Behind all of the goods, the restaurants and the brash persona is the tough neighborhood of South Philadelphia—and his mom’s meatballs. He insists they were perfect.
“My mom would fry the meatballs before she put them in the gravy,” Martorano says. “I’d eat one for breakfast, then put some on bread, with Hellmann’s mayonnaise, and eat it for lunch. Then we’d have them again with the gravy for dinner.” Note well: You don’t call it pasta sauce here. “In South Philly, it’s gravy, cuz.”
There’s that word: cuz. “Yo Cuz!” is emblazoned on Martorano’s jewelry, book covers and signs around his restaurants; it’s even spelled out in crystal beads across the bartender’s tight tank top.
It’s the South Philly code of the rough and loyal neighborhood of Sicilians who molded him. This is where, as an only child, Martorano learned to cook the old-world dishes handed down from his grandmother, mother and other women in the neighborhood. He’s humble and straightforward about his youth. “You never forget where you come from,” he says, taking on his most serious posture. “No matter what. It’s who you are—it’s what makes you.”
Today, only the best tomatoes from Italy and the best-quality pastas go into his dishes. And it’s all cooked to order, so at Martorano’s, you dine; you don’t just eat. It’s how it was on Sundays in Philly, where meals were feasts and family time, where the news of the cousins, as well as the more famous “family” was delivered.
Martorano makes no secret of growing up around the mob, and the roles his relatives played in it. “I was never ashamed of my name,” he says. “But I went the other way. I didn’t want to go down that road.”
With no real plans to make a career in the food business, Martorano started making sandwiches and selling them out of his mom’s basement as Steve’s Italian Hoagies, while DJing for area clubs at night.
“The people would knock on the [street-level] window, call out their orders, and I’d write them down,” he recalls. Later, his mom would take the orders. He made the $7.90 sandwiches fresh, right before lunchtime, then delivered them and collected the money. Business grew to a takeout shop around the corner, where he expanded the menu to cheesesteaks, pizza, a few pastas and homemade water ice.

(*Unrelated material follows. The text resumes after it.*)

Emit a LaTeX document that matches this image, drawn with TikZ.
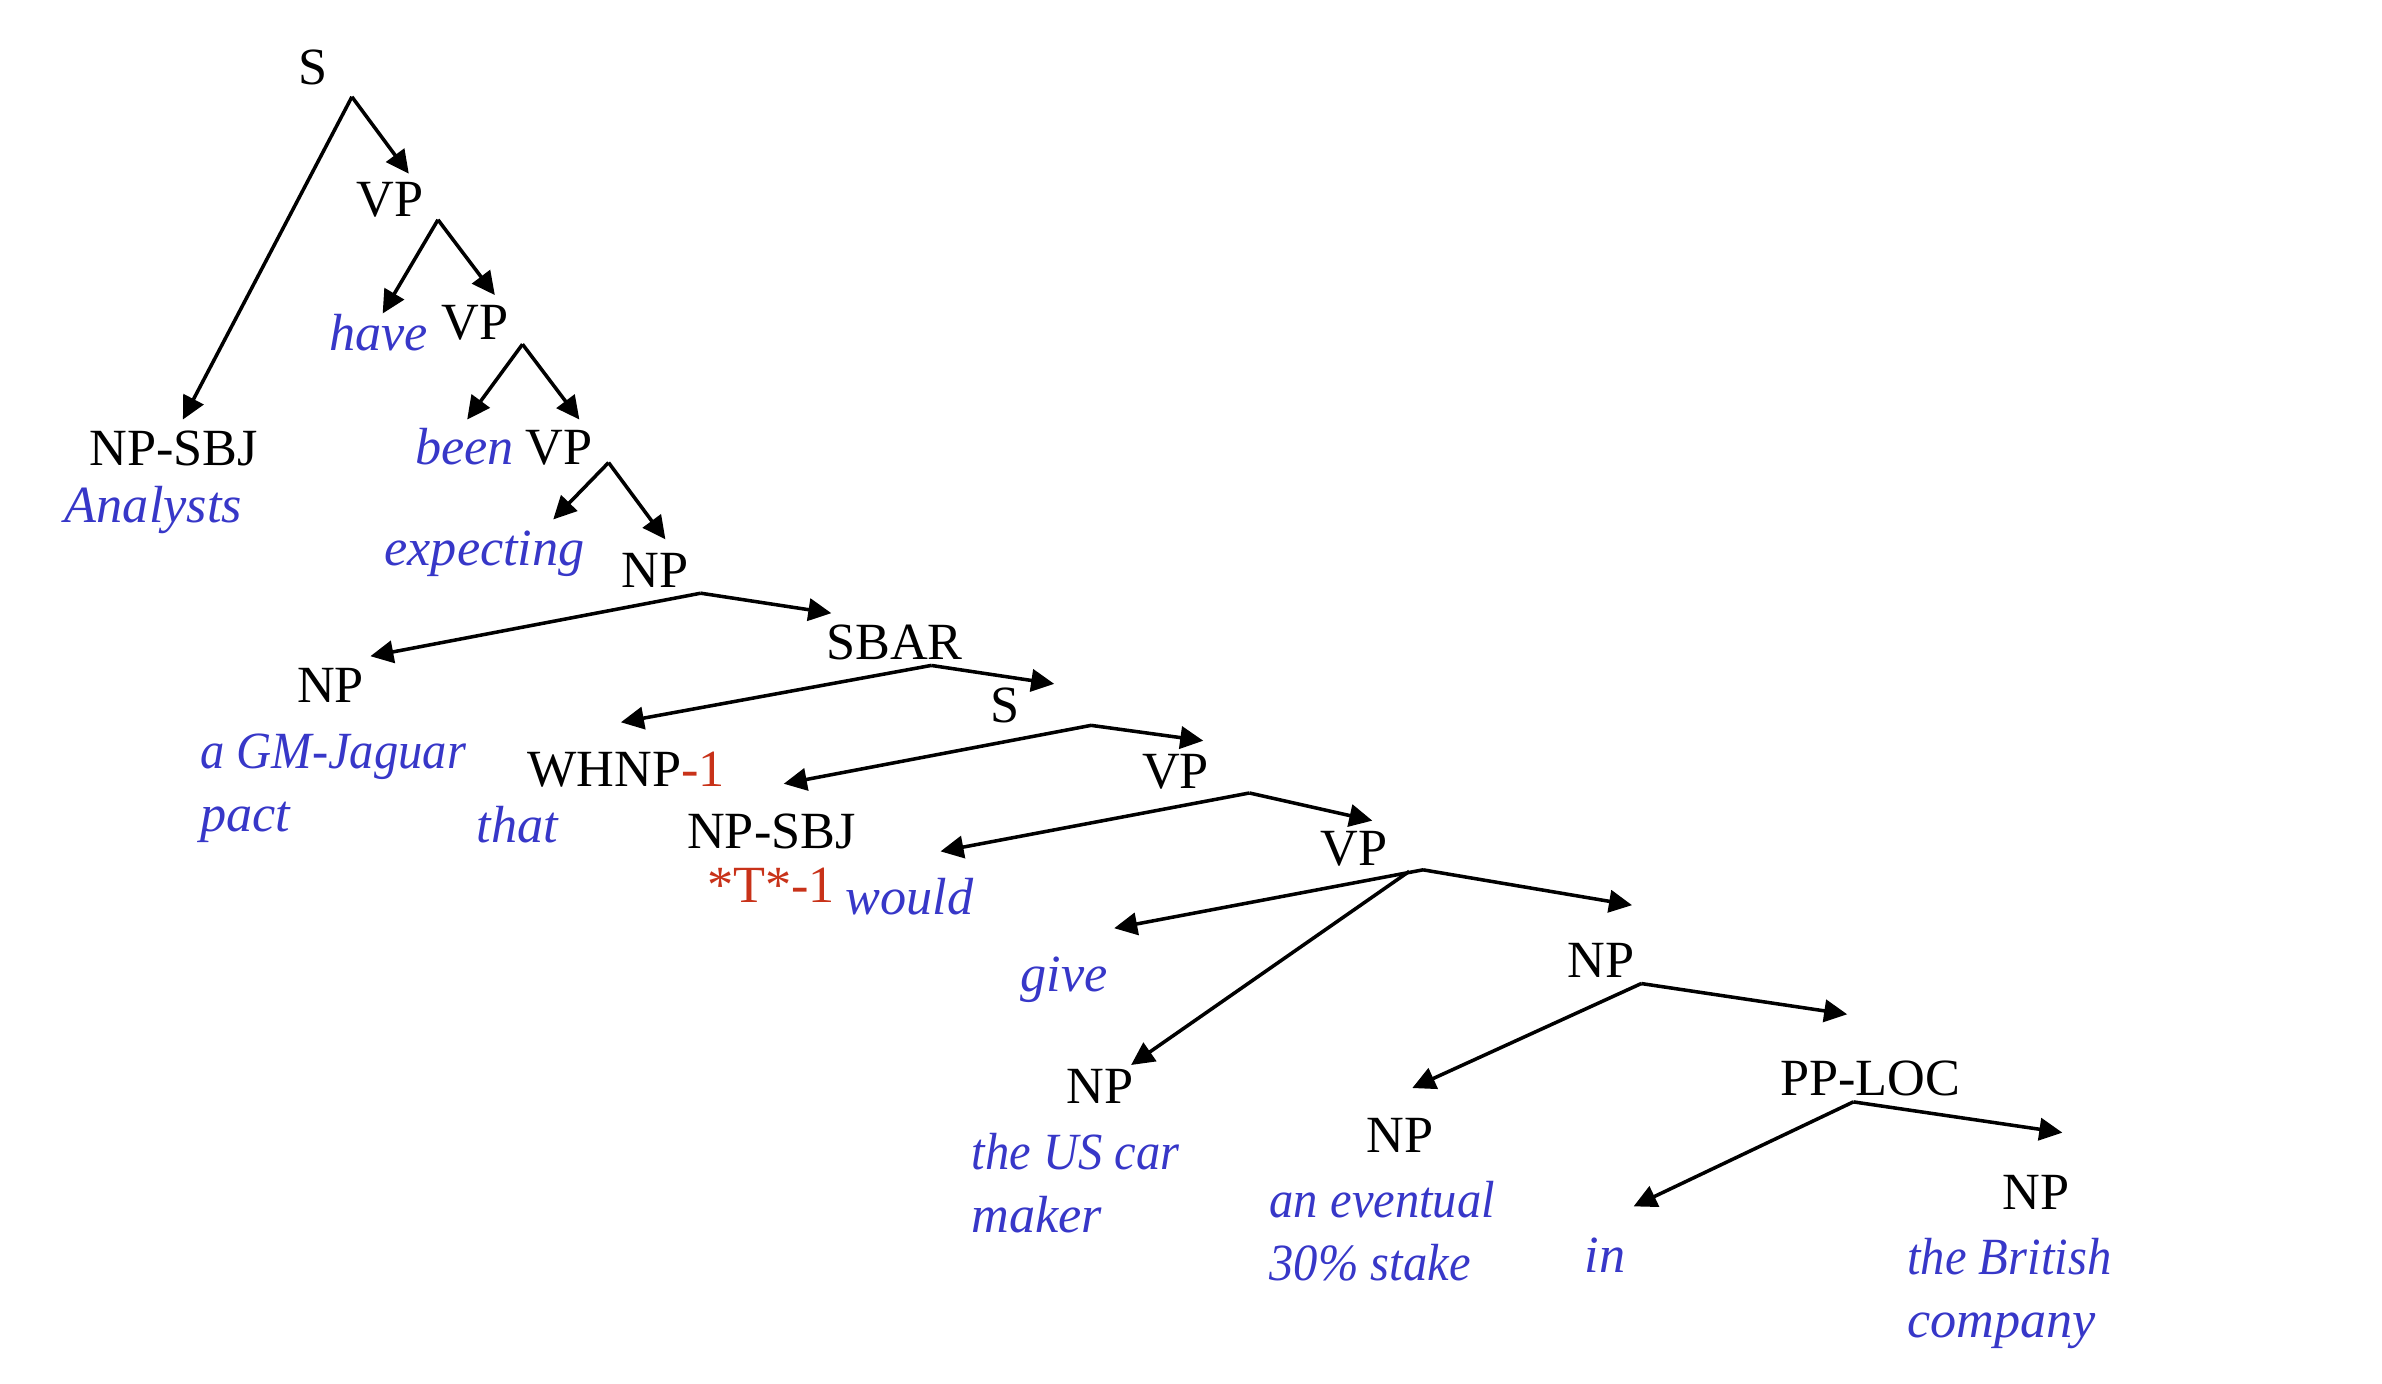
\documentclass[tikz,border=0pt]{standalone}
\usepackage{fontspec}
\setmainfont{Liberation Serif}
\newfontfamily\itn{Liberation Serif}[FakeStretch=0.93]
\usetikzlibrary{arrows.meta}
\definecolor{wblue}{RGB}{55,55,200}
\definecolor{tred}{RGB}{200,50,25}
\tikzset{
  lab/.style={font={\fontsize{34}{41}\selectfont}, inner sep=0pt, anchor=base},
  wrd/.style={font={\fontsize{34}{41}\selectfont\itshape}, text=wblue, inner sep=0pt, anchor=base west},
  edge/.style={line width=2.3pt, -{Triangle[length=15pt,width=14.5pt]}}
}
\newcommand{\twoline}[2]{\begin{tabular}[t]{@{}l@{}}#1\\#2\end{tabular}}
\newcommand{\narrow}[1]{{\itn\itshape #1}}
\begin{document}
\begin{tikzpicture}[x=1pt,y=-1pt]
\useasboundingbox (0,0) rectangle (1550,900);
% category labels
\node[lab] (s0) at (204,55) {S};
\node[lab] (vp1) at (254,141) {VP};
\node[lab] (vp2) at (309,221) {VP};
\node[lab] (vp3) at (364,302) {VP};
\node[lab] (npsbj1) at (113,303) {NP-SBJ};
\node[lab] (np1) at (426,382) {NP};
\node[lab] (np2) at (215,457) {NP};
\node[lab] (sbar) at (582,429) {SBAR};
\node[lab] (s2) at (654,470) {S};
\node[lab, anchor=base west] (whnp) at (343,512) {WHNP\textcolor{tred}{-1}};
\node[lab] (vp4) at (765,513) {VP};
\node[lab] (npsbj2) at (502,552) {NP-SBJ};
\node[lab] (vp5) at (881,563) {VP};
\node[lab] (np3) at (1042,636) {NP};
\node[lab] (np4) at (716,718) {NP};
\node[lab] (np5) at (911,750) {NP};
\node[lab] (pploc) at (1217,713) {PP-LOC};
\node[lab] (np6) at (1325,787) {NP};
% words
\node[wrd] (w-have) at (214,228) {have};
\node[wrd] (w-been) at (270,302) {been};
\node[wrd] (w-analysts) at (42,340) {Analysts};
\node[wrd] (w-expecting) at (250,368) {expecting};
\node[wrd] (w-gm) at (130,500) {\twoline{\narrow{a GM-Jaguar}}{pact}};
\node[wrd] (w-that) at (310,548) {that};
\node[wrd, text=tred, font={\fontsize{34}{41}\selectfont}] (w-trace) at (460,587) {*T*-1};
\node[wrd] (w-would) at (550,595) {would};
\node[wrd] (w-give) at (664,645) {give};
\node[wrd] (w-us) at (632,761) {\twoline{\narrow{the US car}}{maker}};
\node[wrd] (w-stake) at (826,792) {\twoline{\narrow{an eventual}}{\narrow{30\% stake}}};
\node[wrd] (w-in) at (1031,828) {in};
\node[wrd] (w-brit) at (1241,829) {\twoline{\narrow{the British}}{company}};
% branch points and arrow ends
\coordinate (a-s0) at (229,63);
\coordinate (t-s0-npsbj1) at (119,273);
\coordinate (t-s0-vp1) at (266,113);
\coordinate (a-vp1) at (285,143);
\coordinate (t-vp1-have) at (249,204);
\coordinate (t-vp1-vp2) at (322,192);
\coordinate (a-vp2) at (340,224);
\coordinate (t-vp2-been) at (304,273);
\coordinate (t-vp2-vp3) at (377,273);
\coordinate (a-vp3) at (396,301);
\coordinate (t-vp3-exp) at (360,338);
\coordinate (t-vp3-np1) at (433,351);
\coordinate (a-np1) at (456,386);
\coordinate (t-np1-np2) at (241,427);
\coordinate (t-np1-sbar) at (541,399);
\coordinate (a-sbar) at (606,433);
\coordinate (t-sbar-whnp) at (404,470);
\coordinate (t-sbar-s2) at (686,445);
\coordinate (a-s2) at (710,472);
\coordinate (t-s2-npsbj2) at (510,510);
\coordinate (t-s2-vp4) at (783,482);
\coordinate (a-vp4) at (813,516);
\coordinate (t-vp4-would) at (612,554);
\coordinate (t-vp4-vp5) at (893,534);
\coordinate (a-vp5) at (926,566);
\coordinate (a2-vp5) at (917,567);
\coordinate (t-vp5-give) at (725,604);
\coordinate (t-vp5-np4) at (736,693);
\coordinate (t-vp5-np3) at (1062,589);
\coordinate (a-np3) at (1068,640);
\coordinate (t-np3-np5) at (919,708);
\coordinate (t-np3-pp) at (1202,660);
\coordinate (a-pp) at (1206,717);
\coordinate (t-pp-in) at (1063,785);
\coordinate (t-pp-np6) at (1342,737);
% connectors
\draw[edge] (a-s0) -- (t-s0-npsbj1);
\draw[edge] (a-s0) -- (t-s0-vp1);
\draw[edge] (a-vp1) -- (t-vp1-have);
\draw[edge] (a-vp1) -- (t-vp1-vp2);
\draw[edge] (a-vp2) -- (t-vp2-been);
\draw[edge] (a-vp2) -- (t-vp2-vp3);
\draw[edge] (a-vp3) -- (t-vp3-exp);
\draw[edge] (a-vp3) -- (t-vp3-np1);
\draw[edge] (a-np1) -- (t-np1-np2);
\draw[edge] (a-np1) -- (t-np1-sbar);
\draw[edge] (a-sbar) -- (t-sbar-whnp);
\draw[edge] (a-sbar) -- (t-sbar-s2);
\draw[edge] (a-s2) -- (t-s2-npsbj2);
\draw[edge] (a-s2) -- (t-s2-vp4);
\draw[edge] (a-vp4) -- (t-vp4-would);
\draw[edge] (a-vp4) -- (t-vp4-vp5);
\draw[edge] (a-vp5) -- (t-vp5-give);
\draw[edge] (a2-vp5) -- (t-vp5-np4);
\draw[edge] (a-vp5) -- (t-vp5-np3);
\draw[edge] (a-np3) -- (t-np3-np5);
\draw[edge] (a-np3) -- (t-np3-pp);
\draw[edge] (a-pp) -- (t-pp-in);
\draw[edge] (a-pp) -- (t-pp-np6);
\end{tikzpicture}
\end{document}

Soon, he had a stand-alone venture.
Unfortunately, the area’s economy went bust, and Martorano ended up selling at a loss. He came to South Florida in the early ’90s at a friend’s suggestion, “with $40 in my pocket and a house with no furniture. I was sleeping in a beach chair.”
He eventually opened Cafe Martorano in the strip mall on Oakland Park Boulevard, struggling at first, but eventually gaining momentum. Visits from celebrities Tony Bennett, Dan Marino and a host of other athletes and musicians, fueled his reputation. “All I did was cook the way I knew how,” Martorano says.

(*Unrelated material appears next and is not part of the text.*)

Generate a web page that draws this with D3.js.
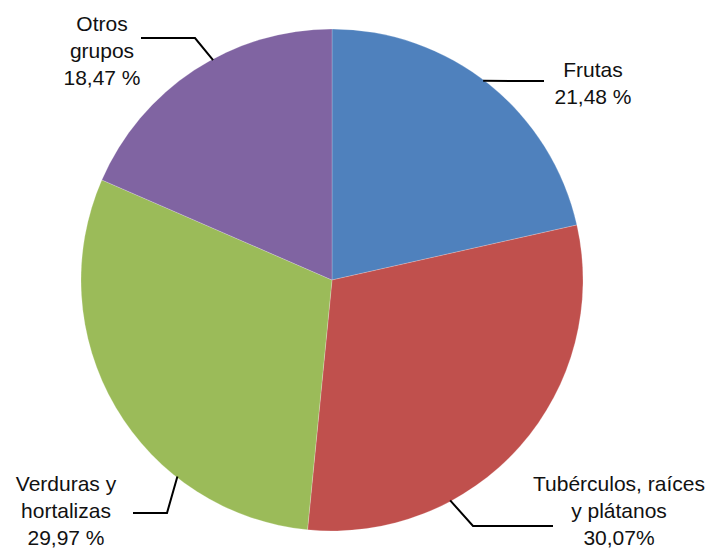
<!DOCTYPE html>
<html><head><meta charset="utf-8">
<script src="https://cdn.jsdelivr.net/npm/d3@7"></script>
<style>body{margin:0;background:#fff}svg{display:block}</style>
</head><body>
<script>
const categories = ["Frutas", "Tubérculos, raíces y plátanos", "Verduras y hortalizas", "Otros grupos"];
const values = [21.48, 30.07, 29.97, 18.47];
const labelLines = [["Frutas", "21,48 %"], ["Tubérculos, raíces", "y plátanos", "30,07%"], ["Verduras y", "hortalizas", "29,97 %"], ["Otros", "grupos", "18,47 %"]];
const colors = ["#4F81BD", "#C0504D", "#9BBB59", "#8064A2"];

// layout for labels (annotation placement)
const labelPos = [[593, 77], [619, 491], [66, 491], [102, 31]];
const leaderAnchorDeg = [37.2, 151.8, 218.2, 331.6];
const leaderPts = [[[544, 81]], [[473, 526], [553, 526]], [[167, 513], [133, 513]], [[195, 38], [141, 38]]];

const W = 722, H = 550, cx = 332, cy = 280, R = 251;
const svg = d3.select("body").append("svg").attr("width", W).attr("height", H);
const g = svg.append("g").attr("transform", `translate(${cx},${cy})`);

const pie = d3.pie().sort(null).value(d => d)(values);
const arc = d3.arc().innerRadius(0).outerRadius(R);
g.selectAll("path.slice").data(pie).enter().append("path")
  .attr("class", "slice").attr("d", arc)
  .attr("fill", (d, i) => colors[i]).attr("stroke", "rgba(255,255,255,0.35)").attr("stroke-width", 0.6);

// leader lines
const line = d3.line();
leaderAnchorDeg.forEach((deg, i) => {
  const a = deg * Math.PI / 180;
  const p0 = [cx + (R - 1) * Math.sin(a), cy - (R - 1) * Math.cos(a)];
  svg.append("path").attr("d", line([p0, ...leaderPts[i]]))
    .attr("fill", "none").attr("stroke", "#000").attr("stroke-width", 2);
});

// labels
labelLines.forEach((lines, i) => {
  const t = svg.append("text").attr("x", labelPos[i][0]).attr("y", labelPos[i][1])
    .attr("text-anchor", "middle")
    .style("font-family", "'Liberation Sans', Arial, sans-serif").style("font-size", "21px").attr("fill", "#111");
  lines.forEach((s, j) => t.append("tspan").attr("x", labelPos[i][0]).attr("dy", j === 0 ? 0 : 27).text(s));
});
</script>
</body></html>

Five years after opening, he expanded the space to another bay. His meatballs and fresh pastas in a club setting after hours were the talk of South Florida, and reservations at Cafe Martorano became the hottest ticket around. Las Vegas called soon after, and Martorano wound up in the Rio hotel and casino with his second location. Seminole Hard Rock Hotel & Casino eventually won him over, followed by Harrah’s in Atlantic City.

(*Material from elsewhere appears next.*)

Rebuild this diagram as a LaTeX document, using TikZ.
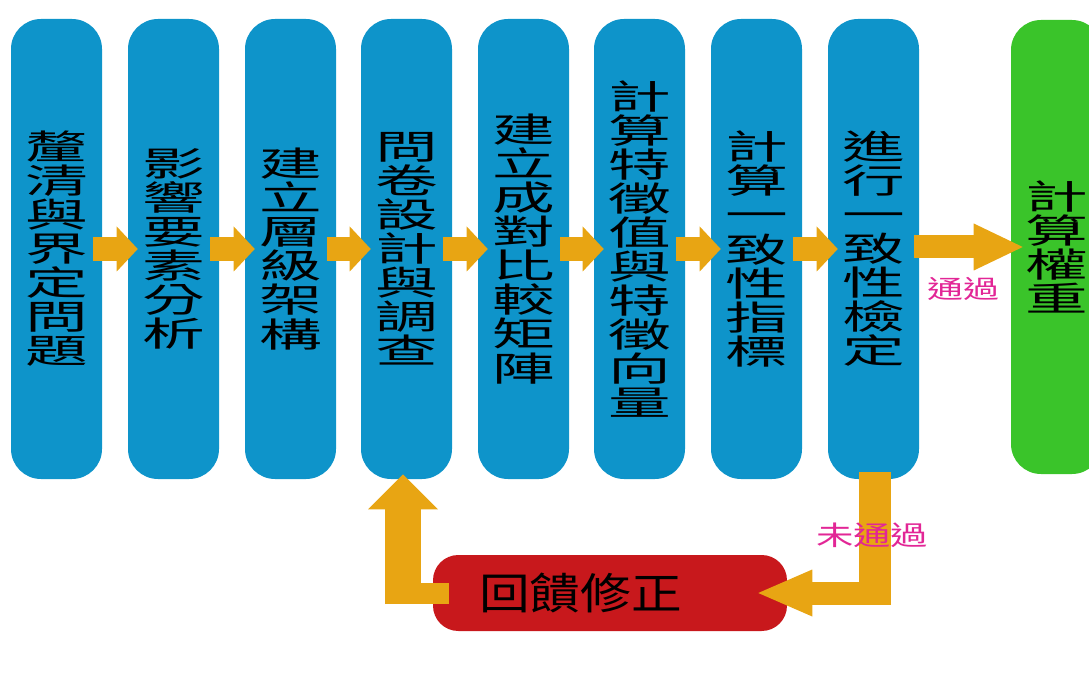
\documentclass[tikz,border=0pt]{standalone}
\usepackage{fontspec}
\setmainfont{Noto Sans CJK TC}
\usepackage{graphicx}
\usetikzlibrary{arrows.meta}

\definecolor{stepblue}{RGB}{14,148,202}
\definecolor{flowor}{RGB}{232,165,19}
\definecolor{resgreen}{RGB}{58,196,42}
\definecolor{fixred}{RGB}{200,24,28}
\definecolor{tagpink}{RGB}{226,38,150}

% stacked, vertically squeezed column text
\newcommand{\colt}[2][0.543]{\scalebox{1}[#1]{\vbox{\let\\\cr\baselineskip=47pt\lineskiplimit=-100pt\lineskip=0pt
  \halign{\hfil##\hfil\cr#2\crcr}}}}

\begin{document}
\begin{tikzpicture}[x=0.75pt,y=0.75pt,yscale=-1,xscale=1,
  colbox/.style={fill=stepblue, rounded corners=22.5pt, minimum width=68.25pt, minimum height=345pt, inner sep=0pt, font=\fontsize{47}{47}\selectfont},
  fixbox/.style={fill=fixred, rounded corners=19pt, minimum width=265.5pt, minimum height=57pt, inner sep=0pt},
  flow/.style n args={3}{draw=flowor, line width=#1, -{Triangle[width=#2,length=#3,line width=0pt]}},
  stub/.style={draw=flowor, line width=#1},
  tag/.style={text=tagpink, inner sep=0pt}]
\clip (0,0) rectangle (1089,677);

% Steps
\node[colbox] (c1) at (56.5,249) {\colt{釐\\清\\與\\界\\定\\問\\題}};
\node[colbox] (c2) at (173.5,249) {\colt{影\\響\\要\\素\\分\\析}};
\node[colbox] (c3) at (290.5,249) {\colt{建\\立\\層\\級\\架\\構}};
\node[colbox] (c4) at (406.5,249) {\colt{問\\卷\\設\\計\\與\\調\\查}};
\node[colbox] (c5) at (523.5,249) {\colt{建\\立\\成\\對\\比\\較\\矩\\陣}};
\node[colbox] (c6) at (639.5,249) {\colt{計\\算\\特\\徵\\值\\與\\特\\徵\\向\\量}};
\node[colbox] (c7) at (756.5,249) {\colt{計\\算\\一\\致\\性\\指\\標}};
\node[colbox] (c8) at (873.5,249) {\colt{進\\行\\一\\致\\性\\檢\\定}};
% Result
\node[colbox, fill=resgreen, minimum height=340.5pt] (res) at (1056.5,247) {\colt{計\\算\\權\\重}};
% Feedback
\node[fixbox] (fix) at (610,593) {};
\node[inner sep=0pt, font=\fontsize{38}{38}\selectfont] (fixt) at (580.5,593) {\scalebox{1}[0.85]{回饋修正}};

% Step arrows
\draw[flow={18pt}{33.75pt}{15.75pt}] ([xshift=-6.75pt]c1.east) -- ([xshift=7.5pt]c2.west);
\draw[flow={18pt}{33.75pt}{15.75pt}] ([xshift=-6.75pt]c2.east) -- ([xshift=7.5pt]c3.west);
\draw[flow={18pt}{33.75pt}{15.75pt}] ([xshift=-6.75pt]c3.east) -- ([xshift=7.5pt]c4.west);
\draw[flow={18pt}{33.75pt}{15.75pt}] ([xshift=-6.75pt]c4.east) -- ([xshift=7.5pt]c5.west);
\draw[flow={18pt}{33.75pt}{15.75pt}] ([xshift=-6.75pt]c5.east) -- ([xshift=7.5pt]c6.west);
\draw[flow={18pt}{33.75pt}{15.75pt}] ([xshift=-6.75pt]c6.east) -- ([xshift=7.5pt]c7.west);
\draw[flow={18pt}{33.75pt}{15.75pt}] ([xshift=-6.75pt]c7.east) -- ([xshift=7.5pt]c8.west);
% Pass
\draw[flow={17.25pt}{35.25pt}{36.75pt}] ([xshift=-3.75pt]c8.east |- res.west) -- ([xshift=9pt]res.west);

% Fail loop (yshift runs downwards here, since yscale=-1)
\coordinate (fb) at (875,593);
\coordinate (fa) at (403,593);
\draw[stub=24pt] ([yshift=-5.25pt]c8.south -| fb) -- ([yshift=9pt]fb);
\draw[flow={17.25pt}{35.25pt}{40.5pt}] ([xshift=12pt]fb) -- ([xshift=-21.75pt]fix.east);
\draw[stub=15.75pt] ([xshift=12pt]fix.west) -- ([xshift=-13.5pt]fa);
\draw[flow={27pt}{52.5pt}{26.25pt}] ([yshift=8.25pt]fa) -- ([yshift=-3.75pt]c4.south -| fa);

% Labels
\node[tag, font=\fontsize{27}{27}\selectfont] (ok) at (963,289) {\scalebox{1}[0.7]{通過}};
\node[tag, font=\fontsize{28}{28}\selectfont] (nok) at (872,535) {\scalebox{1}[0.72]{未通過}};

\end{tikzpicture}
\end{document}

Now, Martorano rocks and rolls with other star chefs, especially in Vegas (he’s now at the Paris hotel and casino), and is included in the many charity events where, “Boyood [sic], Gordon Ramsay and all those big guys show up. And here’s me,” he says, mangling a few names, including Daniel Boulud.
Robin Leach, noted TV host and food columnist in Las Vegas, is a big fan. “In the cut-throat world of Vegas cooking with star restaurants and celebrity chefs, he stands tall,” Leach says. “Who other than Steve, an Italian, could conquer a French hideout?”
Martorano has legions of celebrity friends and athletes, pictures of whom are peppered on his website—Ludacris, Dwyane Wade, Shaquille O’Neal, Michael Phelps and the cast of “The Sopranos.” He is also buddies with Jimmy Kimmel and will return to the late-night host’s show this July for the fifth time to cook onstage.
Kimmel explains the appeal by tweeting: “If Steve and I lived in the same town, I’d weigh 400 pounds. Everything he makes is delicious. I’d have to check the dates, but there is a possibility that Steve is my Italian grandmother reincarnated.”
It’s no surprise that family remains at the heart of everything Martorano does. If he could cook for anyone, who would it be? Martorano is quick to answer: “It would be my mom. I miss her so much. She taught me everything.”